Rozlewisko, to nie tylko brodźce, gęsi,
kormorany, kaczki, czaple i takie tam. Rozlewisko, to także miejsce bytowania
dwóch gatunków pierzastych drapieżników – bielika i błotniaka stawowego.
Wspomniane drapole lubię z dwóch powodów. Pierwszy jest
najbardziej oczywisty. Są po prostu atrakcyjne wizualnie. Co prawda nie udało
mi się jeszcze sfotografować ich z bliska, ale pocieszam się, że mam na to
jeszcze czas.
Druga kwestia to efekt ich pojawiania się nad wodą. O tej
porze roku na rozlewisku nie pozostało już zbyt wiele ptaków. Większość z nich
siedzi z dala od czatowni i jest praktycznie niedostępna, co powoduje, że
siedzenie w budzie zaczyna być nudne. I wtedy na szczęście pojawiają się
bieliki i błotniaki. Tylko one powodują, że całe to zgnuśniałe, ptasie
towarzystwo wykonuje coś, co ożywia senną atmosferę jesiennego czatowania.
Najczęściej jest to oczywiście totalna panika. Interesujące jest jednak to, że
przybiera ona różną postać w zależności od tego, który z drapoli aktualnie
penetruje teren. Już dawno przekonałem się, że siedzące na wodzie ptaki
doskonale rozróżniają poszczególne gatunki. Pojawienie się błotniaka powoduje
panikę, ale wyłącznie wśród łysek i mniejszych gatunków kaczek. Swoją drogą,
kiedy obserwuję manewry błotniaka nad stadem tych pierwszych, odnoszę wrażenie,
że wzniecanie wśród nich popłochu chyba go bawi. Niby szuka potencjalnej
ofiary, a tak naprawdę ma dużo uciechy widząc, jak przerażone łyski podrywają
się nad wodę, wydając przy tym dźwięk startującego F16.

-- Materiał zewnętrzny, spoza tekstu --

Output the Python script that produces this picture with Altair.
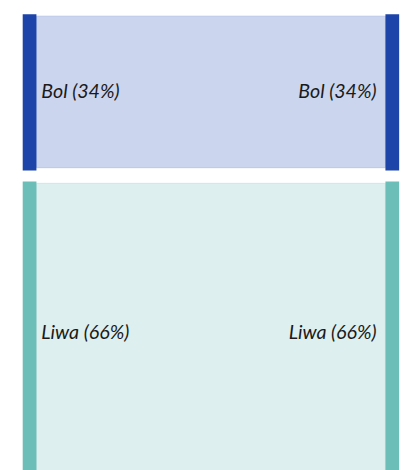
import altair as alt
import pandas as pd

categories = ["Bol", "Liwa"]
values = [34, 66]
node_colors = ["#1d44a8", "#6bbfb8"]
link_colors = ["#cbd5ed", "#ddefef"]
link_strokes = ["#b9c7ea", "#cfe7e6"]
sides = [0, 1]

total = sum(values)
rows = []
cum = 0
for i, (c, v) in enumerate(zip(categories, values)):
    pct = round(100 * v / total)
    rows.append({"cat": c, "value": v, "y0": cum, "y1": cum + v, "idx": i,
                 "label": f"{c} ({pct}%)"})
    cum += v
links = pd.DataFrame(rows)
links["x0"] = sides[0]
links["x1"] = sides[1]
nodes = pd.concat([links.assign(side=s) for s in sides], ignore_index=True)

xs = alt.Scale(domain=[0, 1], range=[22, 392])
ys = alt.Scale(domain=[0, total], range=[1.5, 470.5])
cscale_node = alt.Scale(domain=categories, range=node_colors)
cscale_link = alt.Scale(domain=categories, range=link_colors)
cscale_stroke = alt.Scale(domain=categories, range=link_strokes)

gap = "datum.idx * 11"

link_layer = alt.Chart(links).mark_rect(
    xOffset=7, x2Offset=-7,
    yOffset=alt.ExprRef(gap + " + 2"), y2Offset=alt.ExprRef(gap + " - 3"),
    strokeWidth=1,
).encode(
    x=alt.X("x0:Q", scale=xs, axis=None),
    x2="x1:Q",
    y=alt.Y("y0:Q", scale=ys, axis=None),
    y2="y1:Q",
    fill=alt.Color("cat:N", scale=cscale_link, legend=None),
    stroke=alt.Stroke("cat:N", scale=cscale_stroke, legend=None),
)

node_layer = alt.Chart(nodes).mark_rect(
    xOffset=-7, x2Offset=7,
    yOffset=alt.ExprRef(gap), y2Offset=alt.ExprRef(gap),
).encode(
    x=alt.X("side:Q", scale=xs, axis=None),
    x2="side:Q",
    y=alt.Y("y0:Q", scale=ys, axis=None),
    y2="y1:Q",
    fill=alt.Color("cat:N", scale=cscale_node, legend=None),
)

text_base = alt.Chart(nodes).transform_calculate(
    ymid="(datum.y0 + datum.y1) / 2"
)
text_common = dict(font="Lato", fontStyle="italic", fontSize=20,
                   color="#1a1a1a", baseline="middle",
                   yOffset=alt.ExprRef(gap))
left_text = text_base.transform_filter("datum.side == 0").mark_text(
    align="left", dx=12, **text_common
).encode(
    x=alt.X("side:Q", scale=xs, axis=None),
    y=alt.Y("ymid:Q", scale=ys, axis=None),
    text="label:N",
)
right_text = text_base.transform_filter("datum.side == 1").mark_text(
    align="right", dx=-16, **text_common
).encode(
    x=alt.X("side:Q", scale=xs, axis=None),
    y=alt.Y("ymid:Q", scale=ys, axis=None),
    text="label:N",
)

chart = alt.layer(link_layer, node_layer, left_text, right_text).resolve_scale(
    fill="independent", stroke="independent"
).properties(
    width=407, height=490,
    autosize=alt.AutoSizeParams(type="none"),
    padding=0,
    background="white",
).configure_view(stroke=None)

chart.save("out.html", embed_options={"renderer": "svg", "actions": False})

Wizyta bielika to już trochę inna skala zamieszania. W tym
przypadku prawie nie ma już odważnych. W powietrze podrywa się solidarnie
prawie cała ptasia czereda. Zostają jedynie łabędzie, jakby wiedziały, że ze
względu na swoje gabaryty pozostają poza zasięgiem szponiastego.
Szkoda tylko, że w tym roku nie przylatuje już rybołów. Ten
gatunek jest poważnie, żeby nie powiedzieć skrajnie zagrożony. O ile bowiem
bielik po prawie wymarciu na początku XX w. zwiększył swoją liczebność do około
1000–1400 par, o tyle populacja rybołowa wyraźnie się kurczy i obecnie wynosi
około 30 par. Co gorsze, tak dzieje się tylko u nas. Stabilne populacje tych
ptaków występują w krajach sąsiadujących. W samych tylko Niemczech doliczono
się prawie 600 par, nie wspominając o Szwecji (graniczymy przez Bałtyk), gdzie
żyje ich ok. 3500 par. Smutnym jest, że rybołowy nie znikają z powodu braku
siedlisk czy pokarmu. Są po prostu mordowane w pobliżu jezior i przede wszystkim
stawów hodowlanych. W takim przypadku nie pomogą działania podejmowane przez
przyrodników, budowanie platform i wyznaczanie stref ochronnych. Tu trzeba
zmienić ludzką świadomość. Tylko jak?